Figure scripts
+++++
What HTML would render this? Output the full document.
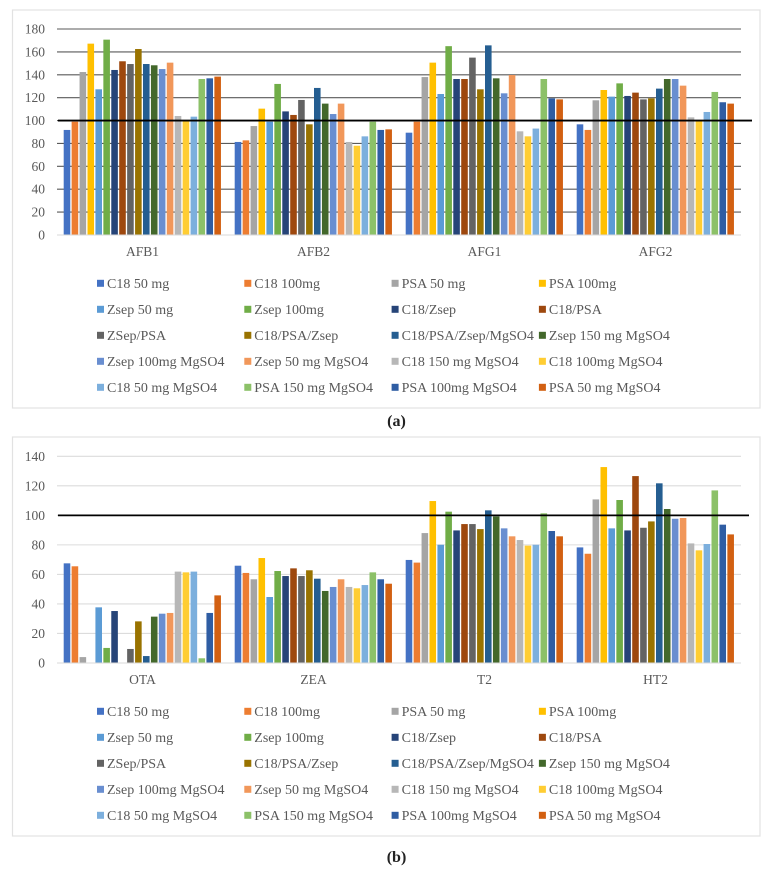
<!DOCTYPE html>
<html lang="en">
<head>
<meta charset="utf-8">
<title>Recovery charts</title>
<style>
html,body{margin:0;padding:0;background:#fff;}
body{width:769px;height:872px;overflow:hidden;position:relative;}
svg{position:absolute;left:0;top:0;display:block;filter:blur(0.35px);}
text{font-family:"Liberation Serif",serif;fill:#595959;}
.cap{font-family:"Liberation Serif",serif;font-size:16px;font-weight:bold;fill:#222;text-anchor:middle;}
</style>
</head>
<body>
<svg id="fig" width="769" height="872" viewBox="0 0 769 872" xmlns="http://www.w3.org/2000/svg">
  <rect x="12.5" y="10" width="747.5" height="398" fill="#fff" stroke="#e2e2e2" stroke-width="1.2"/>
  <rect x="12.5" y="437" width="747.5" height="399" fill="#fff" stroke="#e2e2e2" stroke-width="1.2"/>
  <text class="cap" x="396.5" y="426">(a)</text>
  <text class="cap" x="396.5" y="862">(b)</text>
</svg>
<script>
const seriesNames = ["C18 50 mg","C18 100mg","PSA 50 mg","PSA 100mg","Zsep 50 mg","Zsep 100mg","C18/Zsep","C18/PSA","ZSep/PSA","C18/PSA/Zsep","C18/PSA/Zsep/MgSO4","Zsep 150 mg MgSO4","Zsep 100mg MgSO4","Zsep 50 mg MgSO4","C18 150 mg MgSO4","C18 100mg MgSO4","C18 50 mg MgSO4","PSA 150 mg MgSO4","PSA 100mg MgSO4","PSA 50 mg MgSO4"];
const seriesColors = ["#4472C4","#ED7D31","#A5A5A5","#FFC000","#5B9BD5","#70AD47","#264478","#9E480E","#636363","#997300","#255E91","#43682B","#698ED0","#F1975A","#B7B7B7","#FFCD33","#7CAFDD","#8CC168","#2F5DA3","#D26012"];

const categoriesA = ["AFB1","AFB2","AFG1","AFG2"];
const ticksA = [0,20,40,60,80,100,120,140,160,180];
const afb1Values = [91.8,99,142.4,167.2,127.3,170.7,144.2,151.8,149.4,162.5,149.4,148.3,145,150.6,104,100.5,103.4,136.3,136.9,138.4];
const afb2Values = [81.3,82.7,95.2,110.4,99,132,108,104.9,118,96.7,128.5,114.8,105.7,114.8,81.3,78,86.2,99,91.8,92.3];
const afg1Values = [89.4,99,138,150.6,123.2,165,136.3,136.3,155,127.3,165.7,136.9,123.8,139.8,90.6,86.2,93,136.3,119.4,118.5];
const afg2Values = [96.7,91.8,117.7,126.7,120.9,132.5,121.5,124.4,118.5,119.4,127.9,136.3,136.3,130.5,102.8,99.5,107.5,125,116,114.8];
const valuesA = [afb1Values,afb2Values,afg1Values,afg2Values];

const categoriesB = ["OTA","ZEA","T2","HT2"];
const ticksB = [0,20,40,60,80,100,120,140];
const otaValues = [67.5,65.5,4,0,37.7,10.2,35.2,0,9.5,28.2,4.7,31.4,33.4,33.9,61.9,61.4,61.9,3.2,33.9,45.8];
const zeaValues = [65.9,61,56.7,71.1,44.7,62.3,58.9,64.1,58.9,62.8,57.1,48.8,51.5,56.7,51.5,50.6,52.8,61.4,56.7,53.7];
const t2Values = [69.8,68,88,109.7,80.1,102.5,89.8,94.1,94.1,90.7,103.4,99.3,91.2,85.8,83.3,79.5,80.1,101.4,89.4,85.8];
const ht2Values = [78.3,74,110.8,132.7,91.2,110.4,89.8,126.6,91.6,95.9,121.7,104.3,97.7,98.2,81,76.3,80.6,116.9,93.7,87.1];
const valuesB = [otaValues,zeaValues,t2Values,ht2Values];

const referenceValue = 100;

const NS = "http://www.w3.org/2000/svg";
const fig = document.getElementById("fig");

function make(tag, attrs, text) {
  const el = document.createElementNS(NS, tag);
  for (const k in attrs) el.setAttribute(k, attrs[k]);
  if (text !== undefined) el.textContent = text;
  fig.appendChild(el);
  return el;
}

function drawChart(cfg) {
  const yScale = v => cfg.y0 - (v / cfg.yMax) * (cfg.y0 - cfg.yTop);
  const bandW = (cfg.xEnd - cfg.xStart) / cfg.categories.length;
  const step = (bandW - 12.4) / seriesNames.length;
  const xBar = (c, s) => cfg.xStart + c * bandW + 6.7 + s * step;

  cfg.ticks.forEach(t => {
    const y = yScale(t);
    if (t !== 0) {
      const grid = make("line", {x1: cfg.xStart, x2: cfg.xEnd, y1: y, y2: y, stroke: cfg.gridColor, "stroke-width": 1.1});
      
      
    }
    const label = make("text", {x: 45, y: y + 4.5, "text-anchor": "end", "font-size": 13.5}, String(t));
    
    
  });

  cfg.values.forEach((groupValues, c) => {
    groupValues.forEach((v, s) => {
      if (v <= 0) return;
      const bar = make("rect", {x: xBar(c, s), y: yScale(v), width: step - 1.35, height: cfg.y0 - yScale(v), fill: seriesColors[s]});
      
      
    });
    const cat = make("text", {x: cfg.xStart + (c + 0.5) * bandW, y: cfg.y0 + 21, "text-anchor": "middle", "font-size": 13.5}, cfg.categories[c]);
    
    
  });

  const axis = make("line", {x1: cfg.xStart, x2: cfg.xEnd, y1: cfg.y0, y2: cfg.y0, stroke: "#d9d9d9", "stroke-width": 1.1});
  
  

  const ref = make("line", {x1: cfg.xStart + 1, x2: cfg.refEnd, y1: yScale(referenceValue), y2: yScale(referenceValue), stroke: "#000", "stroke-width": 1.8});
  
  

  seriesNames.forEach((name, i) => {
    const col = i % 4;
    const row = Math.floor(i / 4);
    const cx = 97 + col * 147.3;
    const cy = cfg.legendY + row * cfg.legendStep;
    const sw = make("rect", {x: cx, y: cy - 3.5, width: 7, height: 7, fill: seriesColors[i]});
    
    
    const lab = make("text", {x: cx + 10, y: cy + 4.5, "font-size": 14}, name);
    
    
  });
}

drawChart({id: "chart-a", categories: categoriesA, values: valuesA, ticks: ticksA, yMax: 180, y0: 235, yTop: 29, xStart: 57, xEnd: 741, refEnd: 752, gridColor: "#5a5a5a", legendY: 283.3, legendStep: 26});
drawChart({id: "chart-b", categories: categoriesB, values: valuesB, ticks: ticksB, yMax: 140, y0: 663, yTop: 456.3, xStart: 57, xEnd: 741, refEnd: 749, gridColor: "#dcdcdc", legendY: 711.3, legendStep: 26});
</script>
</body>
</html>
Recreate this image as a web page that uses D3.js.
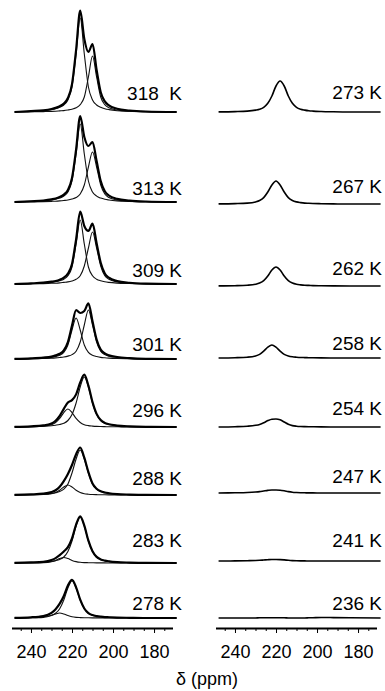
+++++
### Instructions for the task
Leaving out the pictures, repeat the data above exactly.

### In response
What HTML would render this? Output the full document.
<!DOCTYPE html>
<html lang="en">
<head>
<meta charset="utf-8">
<title>Recovery charts</title>
<style>
html,body{margin:0;padding:0;background:#fff;}
body{width:769px;height:872px;overflow:hidden;position:relative;}
svg{position:absolute;left:0;top:0;display:block;filter:blur(0.35px);}
text{font-family:"Liberation Serif",serif;fill:#595959;}
.cap{font-family:"Liberation Serif",serif;font-size:16px;font-weight:bold;fill:#222;text-anchor:middle;}
</style>
</head>
<body>
<svg id="fig" width="769" height="872" viewBox="0 0 769 872" xmlns="http://www.w3.org/2000/svg">
  <rect x="12.5" y="10" width="747.5" height="398" fill="#fff" stroke="#e2e2e2" stroke-width="1.2"/>
  <rect x="12.5" y="437" width="747.5" height="399" fill="#fff" stroke="#e2e2e2" stroke-width="1.2"/>
  <text class="cap" x="396.5" y="426">(a)</text>
  <text class="cap" x="396.5" y="862">(b)</text>
</svg>
<script>
const seriesNames = ["C18 50 mg","C18 100mg","PSA 50 mg","PSA 100mg","Zsep 50 mg","Zsep 100mg","C18/Zsep","C18/PSA","ZSep/PSA","C18/PSA/Zsep","C18/PSA/Zsep/MgSO4","Zsep 150 mg MgSO4","Zsep 100mg MgSO4","Zsep 50 mg MgSO4","C18 150 mg MgSO4","C18 100mg MgSO4","C18 50 mg MgSO4","PSA 150 mg MgSO4","PSA 100mg MgSO4","PSA 50 mg MgSO4"];
const seriesColors = ["#4472C4","#ED7D31","#A5A5A5","#FFC000","#5B9BD5","#70AD47","#264478","#9E480E","#636363","#997300","#255E91","#43682B","#698ED0","#F1975A","#B7B7B7","#FFCD33","#7CAFDD","#8CC168","#2F5DA3","#D26012"];

const categoriesA = ["AFB1","AFB2","AFG1","AFG2"];
const ticksA = [0,20,40,60,80,100,120,140,160,180];
const afb1Values = [91.8,99,142.4,167.2,127.3,170.7,144.2,151.8,149.4,162.5,149.4,148.3,145,150.6,104,100.5,103.4,136.3,136.9,138.4];
const afb2Values = [81.3,82.7,95.2,110.4,99,132,108,104.9,118,96.7,128.5,114.8,105.7,114.8,81.3,78,86.2,99,91.8,92.3];
const afg1Values = [89.4,99,138,150.6,123.2,165,136.3,136.3,155,127.3,165.7,136.9,123.8,139.8,90.6,86.2,93,136.3,119.4,118.5];
const afg2Values = [96.7,91.8,117.7,126.7,120.9,132.5,121.5,124.4,118.5,119.4,127.9,136.3,136.3,130.5,102.8,99.5,107.5,125,116,114.8];
const valuesA = [afb1Values,afb2Values,afg1Values,afg2Values];

const categoriesB = ["OTA","ZEA","T2","HT2"];
const ticksB = [0,20,40,60,80,100,120,140];
const otaValues = [67.5,65.5,4,0,37.7,10.2,35.2,0,9.5,28.2,4.7,31.4,33.4,33.9,61.9,61.4,61.9,3.2,33.9,45.8];
const zeaValues = [65.9,61,56.7,71.1,44.7,62.3,58.9,64.1,58.9,62.8,57.1,48.8,51.5,56.7,51.5,50.6,52.8,61.4,56.7,53.7];
const t2Values = [69.8,68,88,109.7,80.1,102.5,89.8,94.1,94.1,90.7,103.4,99.3,91.2,85.8,83.3,79.5,80.1,101.4,89.4,85.8];
const ht2Values = [78.3,74,110.8,132.7,91.2,110.4,89.8,126.6,91.6,95.9,121.7,104.3,97.7,98.2,81,76.3,80.6,116.9,93.7,87.1];
const valuesB = [otaValues,zeaValues,t2Values,ht2Values];

const referenceValue = 100;

const NS = "http://www.w3.org/2000/svg";
const fig = document.getElementById("fig");

function make(tag, attrs, text) {
  const el = document.createElementNS(NS, tag);
  for (const k in attrs) el.setAttribute(k, attrs[k]);
  if (text !== undefined) el.textContent = text;
  fig.appendChild(el);
  return el;
}

function drawChart(cfg) {
  const yScale = v => cfg.y0 - (v / cfg.yMax) * (cfg.y0 - cfg.yTop);
  const bandW = (cfg.xEnd - cfg.xStart) / cfg.categories.length;
  const step = (bandW - 12.4) / seriesNames.length;
  const xBar = (c, s) => cfg.xStart + c * bandW + 6.7 + s * step;

  cfg.ticks.forEach(t => {
    const y = yScale(t);
    if (t !== 0) {
      const grid = make("line", {x1: cfg.xStart, x2: cfg.xEnd, y1: y, y2: y, stroke: cfg.gridColor, "stroke-width": 1.1});
      
      
    }
    const label = make("text", {x: 45, y: y + 4.5, "text-anchor": "end", "font-size": 13.5}, String(t));
    
    
  });

  cfg.values.forEach((groupValues, c) => {
    groupValues.forEach((v, s) => {
      if (v <= 0) return;
      const bar = make("rect", {x: xBar(c, s), y: yScale(v), width: step - 1.35, height: cfg.y0 - yScale(v), fill: seriesColors[s]});
      
      
    });
    const cat = make("text", {x: cfg.xStart + (c + 0.5) * bandW, y: cfg.y0 + 21, "text-anchor": "middle", "font-size": 13.5}, cfg.categories[c]);
    
    
  });

  const axis = make("line", {x1: cfg.xStart, x2: cfg.xEnd, y1: cfg.y0, y2: cfg.y0, stroke: "#d9d9d9", "stroke-width": 1.1});
  
  

  const ref = make("line", {x1: cfg.xStart + 1, x2: cfg.refEnd, y1: yScale(referenceValue), y2: yScale(referenceValue), stroke: "#000", "stroke-width": 1.8});
  
  

  seriesNames.forEach((name, i) => {
    const col = i % 4;
    const row = Math.floor(i / 4);
    const cx = 97 + col * 147.3;
    const cy = cfg.legendY + row * cfg.legendStep;
    const sw = make("rect", {x: cx, y: cy - 3.5, width: 7, height: 7, fill: seriesColors[i]});
    
    
    const lab = make("text", {x: cx + 10, y: cy + 4.5, "font-size": 14}, name);
    
    
  });
}

drawChart({id: "chart-a", categories: categoriesA, values: valuesA, ticks: ticksA, yMax: 180, y0: 235, yTop: 29, xStart: 57, xEnd: 741, refEnd: 752, gridColor: "#5a5a5a", legendY: 283.3, legendStep: 26});
drawChart({id: "chart-b", categories: categoriesB, values: valuesB, ticks: ticksB, yMax: 140, y0: 663, yTop: 456.3, xStart: 57, xEnd: 741, refEnd: 749, gridColor: "#dcdcdc", legendY: 711.3, legendStep: 26});
</script>
</body>
</html>
Recreate this image as a web page that uses D3.js.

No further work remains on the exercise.